Greene: “You’ve been sold to the Cardinals.”
Raschi: “No, you’re kidding.”
Raschi, who was 13-6 for the 1953 Yankees, wanted a salary for the 1954 season of $40,000, the same amount he was paid in 1951 (when he won 21 for the third season in a row) and in 1952 (when he won 16). Weiss had offered $34,000.
“This club is complacent … Raschi’s attitude was like so many other attitudes on this club,” Weiss huffed.
Almost no one saw the deal coming. Wrote The Sporting News: “Imagine the amazement of the writers when (it was) announced that the New York club had sold Raschi to the Cardinals.”

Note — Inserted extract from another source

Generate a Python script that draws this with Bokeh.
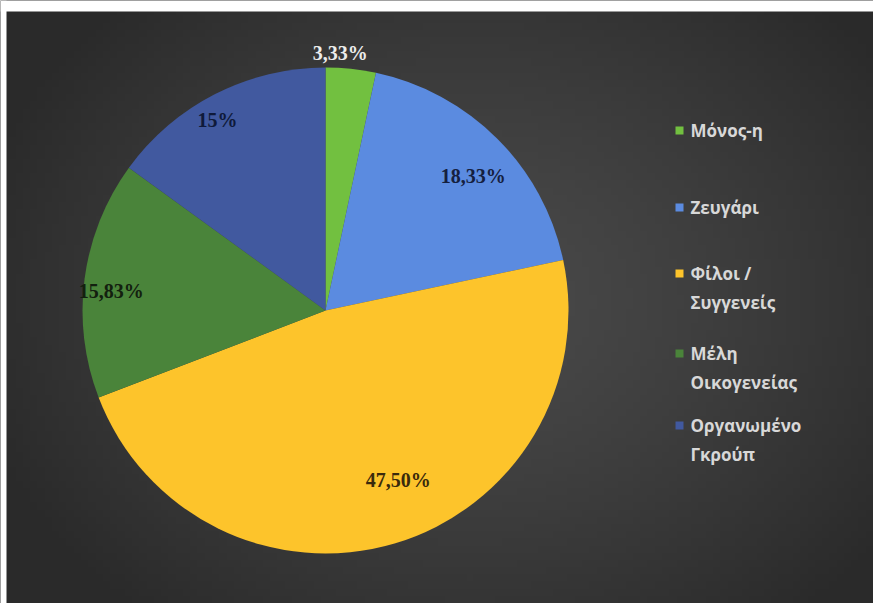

Frank Lane, general manager of the White Sox, thought Raschi was in decline. “As short as the Yankees are on pitchers, don’t you think they would have kept him if he possibly could have helped them? Guys the Yankees get rid of usually are through,” Lane said.
Most, though, thought the Cardinals had helped themselves. The 1953 Cardinals had finished fourth at 83-71 _ 22 games behind the National League champion Dodgers.
_ Steve O’Neill, Phillies manager: “Before this deal, we figured we had only Brooklyn and Milwaukee to beat. But now we have the Cards as well.”
_ Leo Durocher, Giants manager: “This tightens up our race some more. I know Raschi is a great competitor.”
_ Casey Stengel, Yankees manager: “(Raschi) certainly wasn’t sold for anything he did on the field. They must have been awfully sore at him in the front office.”
_ Bob Broeg, St. Louis writer: “The acquisition of Vic Raschi was hailed from ballpark front office to tavern backroom … Raschi considerably strengthened the club’s pennant chances.”
_ The Sporting News: “If Raschi wins for the Cards, and the Bombers fail, there will be a storm over the Bronx which will rock (Yankee) Stadium to its very foundations.”
Raschi heightened expectations, saying, “I expect to have three or four more seasons of top-flight pitching … I’ll be disappointed if I don’t win 20 games.”
Cardinals manager Eddie Stanky said he’d be pleased if Raschi matched the 13 wins he had for the 1953 Yankees. “I’m sure he can do that, at least,” Stanky said.
Raschi won his first five decisions for the 1954 Cardinals, including a shutout of the Giants on May 19 at New York. (Raschi held the Giants to five singles, two by Willie Mays, in a 3-0 Cardinals triumph. Boxscore) The win gave Raschi a career mark of 125-50, a .714 winning percentage.
When Raschi shut out the Giants again, on a three-hitter on July 29 Boxscore, his record was 8-5. But an assortment of ailments, including back pain, plagued Raschi in the final two months. He lost his last four decisions and finished the 1954 season at 8-9 with a 4.73 ERA in 30 games.
Raschi ranked second on the 1954 Cardinals in starts (29), innings pitched (179) and strikeouts (73). He was 3-0 with 1.85 ERA against the Giants, who won the pennant that season. But Raschi didn’t deliver at the level he and the Cardinals had expected. St. Louis led the league in batting (.281 with 1,518 hits) but was seventh in pitching (790 runs allowed and a 4.50 ERA). The Cardinals slumped to sixth at 72-82 _ 25 games behind the Giants.
At Cardinals spring training in 1955, Raschi was limited to five innings pitched. He made one start in the regular season, got shelled by the Reds and was released the next day.
“I always admired Vic as a great competitor,” Stanky told The Sporting News, “and he proved himself a man, a real man, the way he took this unfortunate news, but we’ve got to stake our chances on younger pitchers who have shown promise.”